=== DATA EXCERPTS ===

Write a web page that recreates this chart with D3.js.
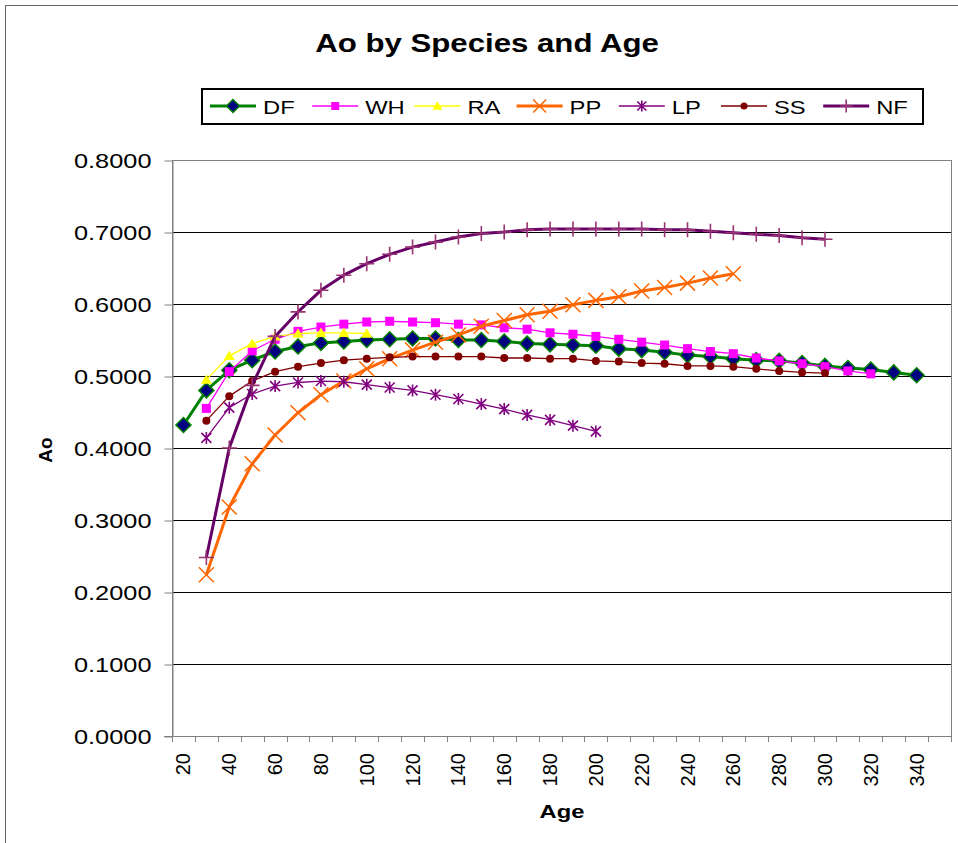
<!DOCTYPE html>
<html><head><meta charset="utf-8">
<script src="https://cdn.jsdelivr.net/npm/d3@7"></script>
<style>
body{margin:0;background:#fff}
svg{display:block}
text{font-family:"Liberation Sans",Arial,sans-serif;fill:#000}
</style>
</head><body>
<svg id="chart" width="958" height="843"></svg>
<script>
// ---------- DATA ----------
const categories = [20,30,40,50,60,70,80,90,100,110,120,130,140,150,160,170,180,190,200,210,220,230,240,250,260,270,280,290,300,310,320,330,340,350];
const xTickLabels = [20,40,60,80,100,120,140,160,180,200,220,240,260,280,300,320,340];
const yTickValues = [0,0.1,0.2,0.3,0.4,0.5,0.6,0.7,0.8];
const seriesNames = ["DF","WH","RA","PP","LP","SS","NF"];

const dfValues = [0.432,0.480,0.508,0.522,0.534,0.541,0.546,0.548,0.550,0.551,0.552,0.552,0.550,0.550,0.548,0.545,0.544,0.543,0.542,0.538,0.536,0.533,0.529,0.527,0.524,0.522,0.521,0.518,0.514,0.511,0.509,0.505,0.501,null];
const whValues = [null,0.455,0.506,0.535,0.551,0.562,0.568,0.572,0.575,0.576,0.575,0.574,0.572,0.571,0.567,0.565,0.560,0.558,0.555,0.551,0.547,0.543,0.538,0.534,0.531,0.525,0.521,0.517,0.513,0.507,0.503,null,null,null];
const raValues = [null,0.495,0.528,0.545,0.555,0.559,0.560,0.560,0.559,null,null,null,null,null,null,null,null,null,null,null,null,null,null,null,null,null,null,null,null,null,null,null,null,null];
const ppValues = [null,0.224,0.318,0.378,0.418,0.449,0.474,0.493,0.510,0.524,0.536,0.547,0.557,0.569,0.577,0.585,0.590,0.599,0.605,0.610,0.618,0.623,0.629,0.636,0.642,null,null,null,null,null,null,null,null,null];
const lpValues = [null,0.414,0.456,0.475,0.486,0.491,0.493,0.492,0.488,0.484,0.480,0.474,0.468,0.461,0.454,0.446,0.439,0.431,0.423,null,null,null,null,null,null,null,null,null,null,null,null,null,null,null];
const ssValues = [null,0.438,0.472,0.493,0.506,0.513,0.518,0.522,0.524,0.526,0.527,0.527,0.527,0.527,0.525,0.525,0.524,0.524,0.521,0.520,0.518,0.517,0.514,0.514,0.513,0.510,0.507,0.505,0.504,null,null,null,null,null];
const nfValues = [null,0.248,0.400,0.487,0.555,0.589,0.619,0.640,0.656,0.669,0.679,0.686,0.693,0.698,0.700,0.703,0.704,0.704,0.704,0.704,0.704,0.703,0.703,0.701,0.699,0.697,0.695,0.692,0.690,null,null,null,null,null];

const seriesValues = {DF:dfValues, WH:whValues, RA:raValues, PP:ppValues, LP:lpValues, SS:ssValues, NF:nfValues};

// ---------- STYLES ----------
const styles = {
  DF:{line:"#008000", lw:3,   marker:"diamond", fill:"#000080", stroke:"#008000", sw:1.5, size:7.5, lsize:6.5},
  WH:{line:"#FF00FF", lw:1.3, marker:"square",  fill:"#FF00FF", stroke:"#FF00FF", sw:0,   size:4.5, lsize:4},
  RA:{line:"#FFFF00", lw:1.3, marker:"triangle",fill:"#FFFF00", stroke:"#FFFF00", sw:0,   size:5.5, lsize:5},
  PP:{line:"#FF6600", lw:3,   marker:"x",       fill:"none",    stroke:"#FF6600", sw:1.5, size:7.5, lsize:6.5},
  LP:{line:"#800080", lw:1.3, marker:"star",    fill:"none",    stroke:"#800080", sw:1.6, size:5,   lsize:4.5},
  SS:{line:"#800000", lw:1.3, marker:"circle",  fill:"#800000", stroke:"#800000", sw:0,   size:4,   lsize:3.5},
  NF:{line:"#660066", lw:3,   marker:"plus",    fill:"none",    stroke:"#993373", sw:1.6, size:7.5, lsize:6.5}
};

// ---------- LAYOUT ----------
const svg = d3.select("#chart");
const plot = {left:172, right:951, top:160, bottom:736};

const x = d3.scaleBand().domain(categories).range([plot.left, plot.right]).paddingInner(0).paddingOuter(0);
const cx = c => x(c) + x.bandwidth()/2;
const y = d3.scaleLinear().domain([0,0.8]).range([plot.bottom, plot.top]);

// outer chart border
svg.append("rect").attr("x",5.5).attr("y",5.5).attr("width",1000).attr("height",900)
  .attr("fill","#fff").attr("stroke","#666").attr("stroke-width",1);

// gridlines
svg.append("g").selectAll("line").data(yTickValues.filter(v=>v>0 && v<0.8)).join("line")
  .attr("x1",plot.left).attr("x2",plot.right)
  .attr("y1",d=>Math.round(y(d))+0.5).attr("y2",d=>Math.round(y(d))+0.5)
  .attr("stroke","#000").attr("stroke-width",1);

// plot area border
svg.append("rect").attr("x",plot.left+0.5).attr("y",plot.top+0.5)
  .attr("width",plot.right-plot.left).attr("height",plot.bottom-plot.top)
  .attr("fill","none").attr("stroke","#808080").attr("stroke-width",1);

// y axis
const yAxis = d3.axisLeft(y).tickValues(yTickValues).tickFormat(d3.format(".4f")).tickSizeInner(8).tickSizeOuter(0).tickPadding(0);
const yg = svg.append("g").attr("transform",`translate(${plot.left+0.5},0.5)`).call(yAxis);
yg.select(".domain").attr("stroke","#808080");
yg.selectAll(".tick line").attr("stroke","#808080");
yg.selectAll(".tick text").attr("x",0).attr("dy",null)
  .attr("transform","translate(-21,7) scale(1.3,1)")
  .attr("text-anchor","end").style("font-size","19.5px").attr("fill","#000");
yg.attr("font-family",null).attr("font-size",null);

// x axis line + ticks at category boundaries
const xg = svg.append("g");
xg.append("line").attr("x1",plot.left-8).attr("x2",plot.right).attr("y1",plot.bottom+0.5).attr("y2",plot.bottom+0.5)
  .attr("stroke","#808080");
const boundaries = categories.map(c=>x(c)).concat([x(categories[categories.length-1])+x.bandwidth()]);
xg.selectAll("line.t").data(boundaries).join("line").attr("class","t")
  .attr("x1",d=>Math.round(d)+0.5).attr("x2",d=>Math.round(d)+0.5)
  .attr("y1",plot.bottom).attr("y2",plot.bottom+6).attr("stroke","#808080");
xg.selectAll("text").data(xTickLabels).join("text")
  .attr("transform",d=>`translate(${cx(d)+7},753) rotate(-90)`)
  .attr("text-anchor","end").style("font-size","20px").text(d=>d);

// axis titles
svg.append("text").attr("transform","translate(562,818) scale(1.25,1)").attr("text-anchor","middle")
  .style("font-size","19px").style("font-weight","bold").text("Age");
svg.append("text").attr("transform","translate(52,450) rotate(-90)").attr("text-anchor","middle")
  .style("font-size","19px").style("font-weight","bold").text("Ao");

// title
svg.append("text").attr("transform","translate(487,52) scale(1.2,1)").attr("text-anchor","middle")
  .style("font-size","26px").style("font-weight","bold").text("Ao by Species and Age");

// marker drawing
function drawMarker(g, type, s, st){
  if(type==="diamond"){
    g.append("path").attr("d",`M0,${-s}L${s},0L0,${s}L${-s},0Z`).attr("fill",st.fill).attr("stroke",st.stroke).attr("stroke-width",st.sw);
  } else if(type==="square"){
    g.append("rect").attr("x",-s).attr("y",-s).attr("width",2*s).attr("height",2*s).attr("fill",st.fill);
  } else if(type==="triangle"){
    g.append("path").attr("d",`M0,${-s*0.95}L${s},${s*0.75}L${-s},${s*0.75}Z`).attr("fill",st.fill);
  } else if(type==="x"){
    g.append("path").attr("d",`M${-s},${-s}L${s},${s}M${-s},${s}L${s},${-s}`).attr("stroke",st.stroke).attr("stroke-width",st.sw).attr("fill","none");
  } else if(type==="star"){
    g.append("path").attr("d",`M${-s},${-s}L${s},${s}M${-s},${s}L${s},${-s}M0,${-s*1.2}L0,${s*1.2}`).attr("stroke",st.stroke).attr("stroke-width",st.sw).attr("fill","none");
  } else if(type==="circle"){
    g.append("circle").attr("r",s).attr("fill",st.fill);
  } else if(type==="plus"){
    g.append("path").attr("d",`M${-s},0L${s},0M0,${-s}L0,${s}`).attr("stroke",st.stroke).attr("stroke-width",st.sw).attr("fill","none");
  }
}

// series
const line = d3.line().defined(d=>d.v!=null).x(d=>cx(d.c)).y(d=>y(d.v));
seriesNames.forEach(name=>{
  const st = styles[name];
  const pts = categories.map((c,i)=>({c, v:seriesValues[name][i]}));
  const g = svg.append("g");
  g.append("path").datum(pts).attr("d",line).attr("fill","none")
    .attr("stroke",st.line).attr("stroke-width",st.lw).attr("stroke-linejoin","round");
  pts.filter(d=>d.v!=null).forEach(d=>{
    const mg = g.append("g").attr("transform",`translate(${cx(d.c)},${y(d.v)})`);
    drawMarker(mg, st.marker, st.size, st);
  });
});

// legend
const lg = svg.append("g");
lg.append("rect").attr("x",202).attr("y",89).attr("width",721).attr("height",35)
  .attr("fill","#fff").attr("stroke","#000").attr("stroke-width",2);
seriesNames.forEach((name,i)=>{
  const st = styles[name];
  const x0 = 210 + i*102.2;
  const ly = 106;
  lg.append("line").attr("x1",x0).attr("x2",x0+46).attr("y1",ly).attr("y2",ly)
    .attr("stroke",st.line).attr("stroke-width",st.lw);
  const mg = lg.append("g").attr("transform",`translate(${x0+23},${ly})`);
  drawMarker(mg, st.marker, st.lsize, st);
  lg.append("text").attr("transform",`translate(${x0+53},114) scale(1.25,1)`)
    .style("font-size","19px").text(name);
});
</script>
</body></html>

===
=== DATA EXCERPTS ===

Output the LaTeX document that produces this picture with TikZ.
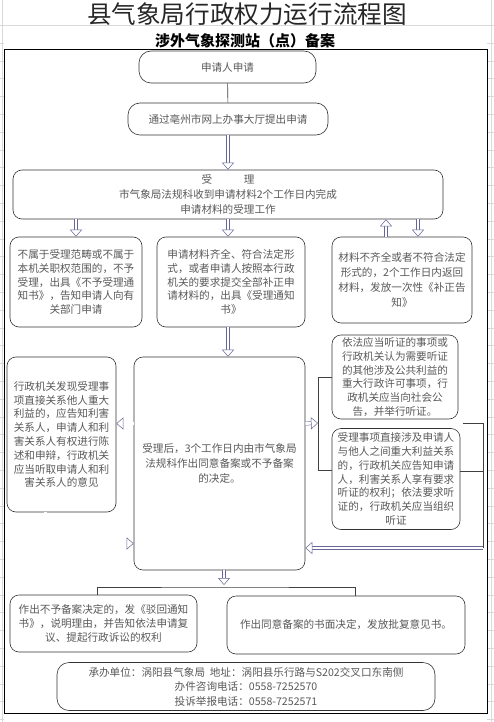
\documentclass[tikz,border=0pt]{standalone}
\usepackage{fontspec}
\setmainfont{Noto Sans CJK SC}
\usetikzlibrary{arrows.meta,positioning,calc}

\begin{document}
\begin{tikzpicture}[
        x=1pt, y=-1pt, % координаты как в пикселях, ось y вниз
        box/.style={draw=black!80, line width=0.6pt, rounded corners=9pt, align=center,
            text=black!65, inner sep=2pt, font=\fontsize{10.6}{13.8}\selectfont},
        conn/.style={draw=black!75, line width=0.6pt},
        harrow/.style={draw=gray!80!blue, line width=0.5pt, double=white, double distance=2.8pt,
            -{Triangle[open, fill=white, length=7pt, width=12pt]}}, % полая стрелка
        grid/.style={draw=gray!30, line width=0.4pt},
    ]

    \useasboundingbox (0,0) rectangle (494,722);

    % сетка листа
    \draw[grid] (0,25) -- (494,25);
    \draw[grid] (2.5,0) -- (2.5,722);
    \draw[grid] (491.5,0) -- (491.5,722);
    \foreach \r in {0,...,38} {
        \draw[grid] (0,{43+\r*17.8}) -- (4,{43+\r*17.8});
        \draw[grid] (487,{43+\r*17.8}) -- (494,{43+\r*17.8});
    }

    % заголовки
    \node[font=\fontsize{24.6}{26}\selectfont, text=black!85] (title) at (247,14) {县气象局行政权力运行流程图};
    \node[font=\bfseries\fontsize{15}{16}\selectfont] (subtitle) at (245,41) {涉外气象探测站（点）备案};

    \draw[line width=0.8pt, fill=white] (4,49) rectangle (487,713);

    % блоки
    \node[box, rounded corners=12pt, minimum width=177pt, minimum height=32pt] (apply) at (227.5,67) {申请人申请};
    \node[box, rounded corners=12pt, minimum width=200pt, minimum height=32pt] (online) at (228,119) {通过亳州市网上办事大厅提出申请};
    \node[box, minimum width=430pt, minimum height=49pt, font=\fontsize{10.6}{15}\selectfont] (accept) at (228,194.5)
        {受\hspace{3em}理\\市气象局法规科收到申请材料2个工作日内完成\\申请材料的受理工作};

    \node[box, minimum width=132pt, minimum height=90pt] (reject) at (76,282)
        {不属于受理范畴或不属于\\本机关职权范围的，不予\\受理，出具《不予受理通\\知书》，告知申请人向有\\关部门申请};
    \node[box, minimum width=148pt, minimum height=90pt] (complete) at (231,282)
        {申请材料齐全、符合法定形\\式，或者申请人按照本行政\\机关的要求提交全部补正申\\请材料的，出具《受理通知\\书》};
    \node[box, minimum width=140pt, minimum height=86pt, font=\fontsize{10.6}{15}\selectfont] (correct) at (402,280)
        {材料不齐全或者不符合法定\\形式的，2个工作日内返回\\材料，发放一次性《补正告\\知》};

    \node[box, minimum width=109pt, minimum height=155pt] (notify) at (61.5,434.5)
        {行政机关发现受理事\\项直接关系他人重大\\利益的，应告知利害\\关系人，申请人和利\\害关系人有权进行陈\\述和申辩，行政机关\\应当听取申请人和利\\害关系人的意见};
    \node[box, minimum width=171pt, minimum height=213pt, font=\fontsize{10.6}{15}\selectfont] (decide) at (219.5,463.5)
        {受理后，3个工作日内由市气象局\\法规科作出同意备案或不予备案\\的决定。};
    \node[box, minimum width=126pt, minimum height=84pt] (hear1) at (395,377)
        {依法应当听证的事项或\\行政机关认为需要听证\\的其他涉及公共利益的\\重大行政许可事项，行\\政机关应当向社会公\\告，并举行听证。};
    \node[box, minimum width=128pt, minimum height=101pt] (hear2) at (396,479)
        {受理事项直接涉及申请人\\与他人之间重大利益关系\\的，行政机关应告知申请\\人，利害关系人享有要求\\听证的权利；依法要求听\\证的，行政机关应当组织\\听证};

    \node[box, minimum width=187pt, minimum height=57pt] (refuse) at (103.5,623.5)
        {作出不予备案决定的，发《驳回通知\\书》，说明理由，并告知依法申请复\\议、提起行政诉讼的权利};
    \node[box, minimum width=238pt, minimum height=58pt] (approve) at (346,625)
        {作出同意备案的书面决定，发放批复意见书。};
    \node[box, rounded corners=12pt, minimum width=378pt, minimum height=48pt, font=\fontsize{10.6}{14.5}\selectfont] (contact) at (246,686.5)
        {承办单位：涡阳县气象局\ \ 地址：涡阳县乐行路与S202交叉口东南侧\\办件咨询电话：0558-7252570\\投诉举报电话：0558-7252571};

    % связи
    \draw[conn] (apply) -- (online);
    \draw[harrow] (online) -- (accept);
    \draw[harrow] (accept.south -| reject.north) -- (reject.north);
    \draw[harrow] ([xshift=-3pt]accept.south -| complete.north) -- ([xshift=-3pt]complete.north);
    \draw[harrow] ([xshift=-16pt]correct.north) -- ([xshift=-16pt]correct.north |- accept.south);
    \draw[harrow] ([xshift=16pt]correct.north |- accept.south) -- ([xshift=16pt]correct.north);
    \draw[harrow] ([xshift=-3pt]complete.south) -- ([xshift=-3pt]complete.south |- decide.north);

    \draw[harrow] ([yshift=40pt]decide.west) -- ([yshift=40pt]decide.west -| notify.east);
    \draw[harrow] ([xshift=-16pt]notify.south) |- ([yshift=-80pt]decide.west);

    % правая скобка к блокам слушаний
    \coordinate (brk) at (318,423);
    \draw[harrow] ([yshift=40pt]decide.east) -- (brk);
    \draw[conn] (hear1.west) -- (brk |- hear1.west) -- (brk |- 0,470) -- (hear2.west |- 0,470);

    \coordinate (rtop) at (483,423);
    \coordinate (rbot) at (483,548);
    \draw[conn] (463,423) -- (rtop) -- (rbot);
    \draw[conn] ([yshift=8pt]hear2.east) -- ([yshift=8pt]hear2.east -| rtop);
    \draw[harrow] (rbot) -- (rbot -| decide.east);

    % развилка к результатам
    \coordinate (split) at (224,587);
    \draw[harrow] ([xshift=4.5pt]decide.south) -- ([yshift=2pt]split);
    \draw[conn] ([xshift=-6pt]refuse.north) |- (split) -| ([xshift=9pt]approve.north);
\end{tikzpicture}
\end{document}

===

-- CHALLENGE --
Using the data above, print only the lines starting at the one with "Output the LaTeX" and ending at the one with "(0,0) rectangle (494,722);", exactly as they stand, minus the pictures.

-- FULL ANSWER --
Output the LaTeX document that produces this picture with TikZ.
\documentclass[tikz,border=0pt]{standalone}
\usepackage{fontspec}
\setmainfont{Noto Sans CJK SC}
\usetikzlibrary{arrows.meta,positioning,calc}

\begin{document}
\begin{tikzpicture}[
        x=1pt, y=-1pt, % координаты как в пикселях, ось y вниз
        box/.style={draw=black!80, line width=0.6pt, rounded corners=9pt, align=center,
            text=black!65, inner sep=2pt, font=\fontsize{10.6}{13.8}\selectfont},
        conn/.style={draw=black!75, line width=0.6pt},
        harrow/.style={draw=gray!80!blue, line width=0.5pt, double=white, double distance=2.8pt,
            -{Triangle[open, fill=white, length=7pt, width=12pt]}}, % полая стрелка
        grid/.style={draw=gray!30, line width=0.4pt},
    ]

    \useasboundingbox (0,0) rectangle (494,722);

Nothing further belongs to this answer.